┌─ SOURCE MATERIAL

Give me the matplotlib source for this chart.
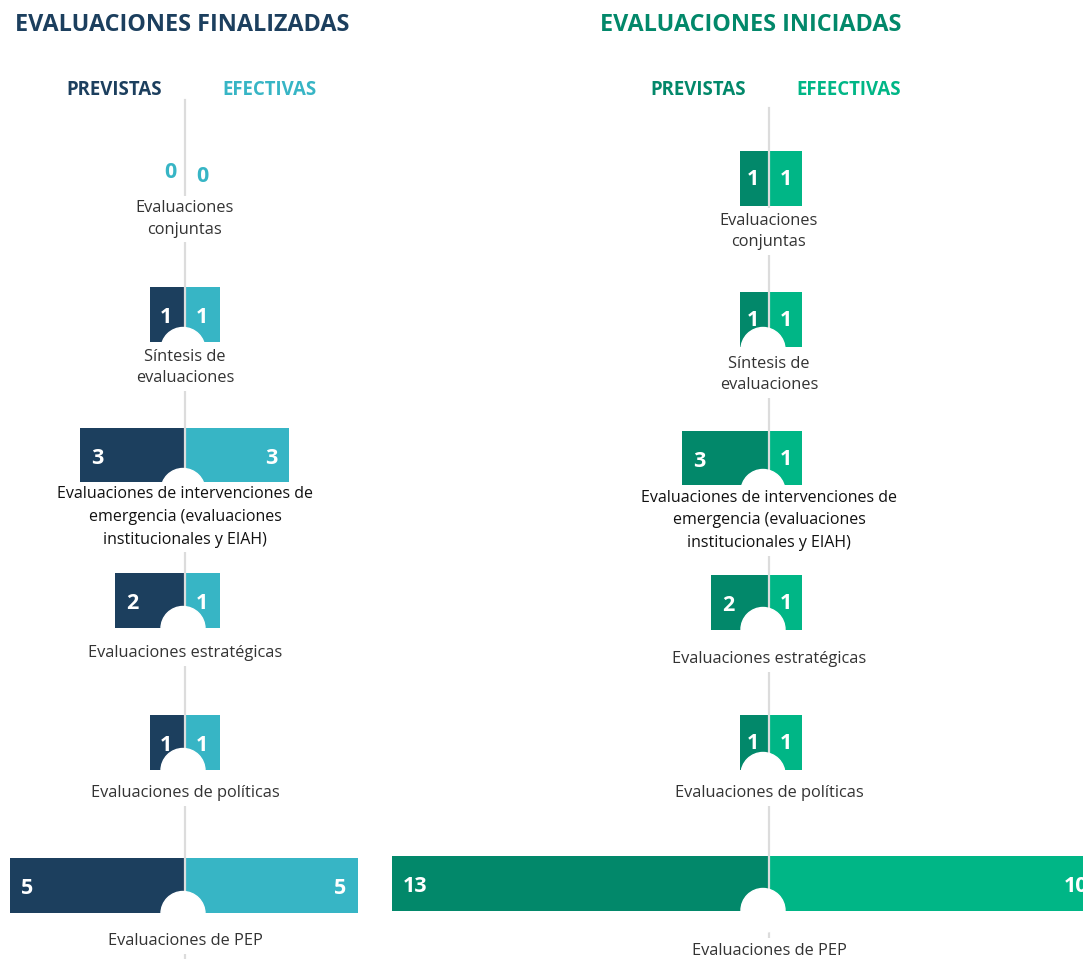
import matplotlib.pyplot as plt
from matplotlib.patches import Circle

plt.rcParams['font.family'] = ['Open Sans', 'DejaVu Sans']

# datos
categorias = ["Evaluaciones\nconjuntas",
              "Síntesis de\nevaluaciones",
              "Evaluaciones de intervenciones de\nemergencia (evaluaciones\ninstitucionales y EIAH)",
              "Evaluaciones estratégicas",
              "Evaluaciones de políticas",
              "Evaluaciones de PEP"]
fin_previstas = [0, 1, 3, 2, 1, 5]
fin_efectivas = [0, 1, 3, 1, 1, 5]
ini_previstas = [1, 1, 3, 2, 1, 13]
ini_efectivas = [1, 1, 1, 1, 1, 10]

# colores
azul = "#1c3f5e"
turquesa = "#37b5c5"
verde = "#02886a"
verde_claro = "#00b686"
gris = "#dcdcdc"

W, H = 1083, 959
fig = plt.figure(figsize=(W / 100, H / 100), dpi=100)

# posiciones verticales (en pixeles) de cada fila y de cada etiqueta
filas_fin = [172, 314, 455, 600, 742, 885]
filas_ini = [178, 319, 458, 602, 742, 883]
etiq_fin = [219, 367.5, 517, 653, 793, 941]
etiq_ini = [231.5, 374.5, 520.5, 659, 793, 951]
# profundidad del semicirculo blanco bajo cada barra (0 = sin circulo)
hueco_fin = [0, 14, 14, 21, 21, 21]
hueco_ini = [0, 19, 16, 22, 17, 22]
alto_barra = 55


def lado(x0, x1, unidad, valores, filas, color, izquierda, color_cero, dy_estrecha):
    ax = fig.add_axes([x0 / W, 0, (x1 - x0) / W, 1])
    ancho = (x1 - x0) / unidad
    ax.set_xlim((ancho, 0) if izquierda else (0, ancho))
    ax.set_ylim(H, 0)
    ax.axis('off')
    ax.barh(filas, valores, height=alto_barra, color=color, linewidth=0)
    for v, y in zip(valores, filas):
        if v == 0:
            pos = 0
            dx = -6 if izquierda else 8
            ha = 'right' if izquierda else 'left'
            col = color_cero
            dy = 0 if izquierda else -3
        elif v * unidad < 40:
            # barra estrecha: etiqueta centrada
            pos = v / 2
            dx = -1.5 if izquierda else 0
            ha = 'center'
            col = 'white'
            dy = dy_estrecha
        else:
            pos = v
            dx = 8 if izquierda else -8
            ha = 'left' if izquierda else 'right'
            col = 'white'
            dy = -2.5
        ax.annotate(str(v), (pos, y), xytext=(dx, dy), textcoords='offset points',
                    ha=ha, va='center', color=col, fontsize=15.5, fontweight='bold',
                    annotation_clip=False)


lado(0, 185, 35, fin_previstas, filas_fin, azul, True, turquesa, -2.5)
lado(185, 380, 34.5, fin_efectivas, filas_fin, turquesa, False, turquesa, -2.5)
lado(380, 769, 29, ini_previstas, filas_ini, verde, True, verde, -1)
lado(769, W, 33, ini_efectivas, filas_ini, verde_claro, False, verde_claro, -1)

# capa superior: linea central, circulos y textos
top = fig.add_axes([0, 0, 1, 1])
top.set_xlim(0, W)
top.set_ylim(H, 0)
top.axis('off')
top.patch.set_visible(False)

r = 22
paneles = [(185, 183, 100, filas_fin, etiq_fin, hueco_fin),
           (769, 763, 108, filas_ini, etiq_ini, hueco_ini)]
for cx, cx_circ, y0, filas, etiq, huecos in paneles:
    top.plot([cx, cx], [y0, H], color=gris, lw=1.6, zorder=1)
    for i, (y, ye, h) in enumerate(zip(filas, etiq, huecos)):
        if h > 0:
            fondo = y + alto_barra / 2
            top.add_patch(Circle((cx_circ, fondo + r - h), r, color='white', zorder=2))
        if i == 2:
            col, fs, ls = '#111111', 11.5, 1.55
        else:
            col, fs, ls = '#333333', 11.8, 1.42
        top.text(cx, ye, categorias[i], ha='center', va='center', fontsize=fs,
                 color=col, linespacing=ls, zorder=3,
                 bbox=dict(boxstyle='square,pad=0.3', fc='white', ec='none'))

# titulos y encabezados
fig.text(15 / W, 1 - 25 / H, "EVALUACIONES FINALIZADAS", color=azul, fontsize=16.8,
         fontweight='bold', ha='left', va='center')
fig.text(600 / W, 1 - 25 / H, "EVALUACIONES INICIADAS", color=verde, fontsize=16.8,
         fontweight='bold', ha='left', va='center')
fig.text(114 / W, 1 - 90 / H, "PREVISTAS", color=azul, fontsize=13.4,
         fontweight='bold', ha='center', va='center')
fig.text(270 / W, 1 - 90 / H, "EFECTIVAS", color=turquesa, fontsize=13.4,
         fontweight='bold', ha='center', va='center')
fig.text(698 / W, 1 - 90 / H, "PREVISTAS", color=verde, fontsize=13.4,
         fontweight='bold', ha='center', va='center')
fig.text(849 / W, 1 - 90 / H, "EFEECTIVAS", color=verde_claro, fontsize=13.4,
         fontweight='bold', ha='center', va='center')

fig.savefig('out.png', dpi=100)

└─

*WHAT YOU WILL DO:* Return only the lines from the start of the data through the line that contains "plt.rcParams['font.family'] = ['Open", please, copying them exactly and omitting all pictures.

*RESPONSE:*
Give me the matplotlib source for this chart.
import matplotlib.pyplot as plt
from matplotlib.patches import Circle

plt.rcParams['font.family'] = ['Open Sans', 'DejaVu Sans']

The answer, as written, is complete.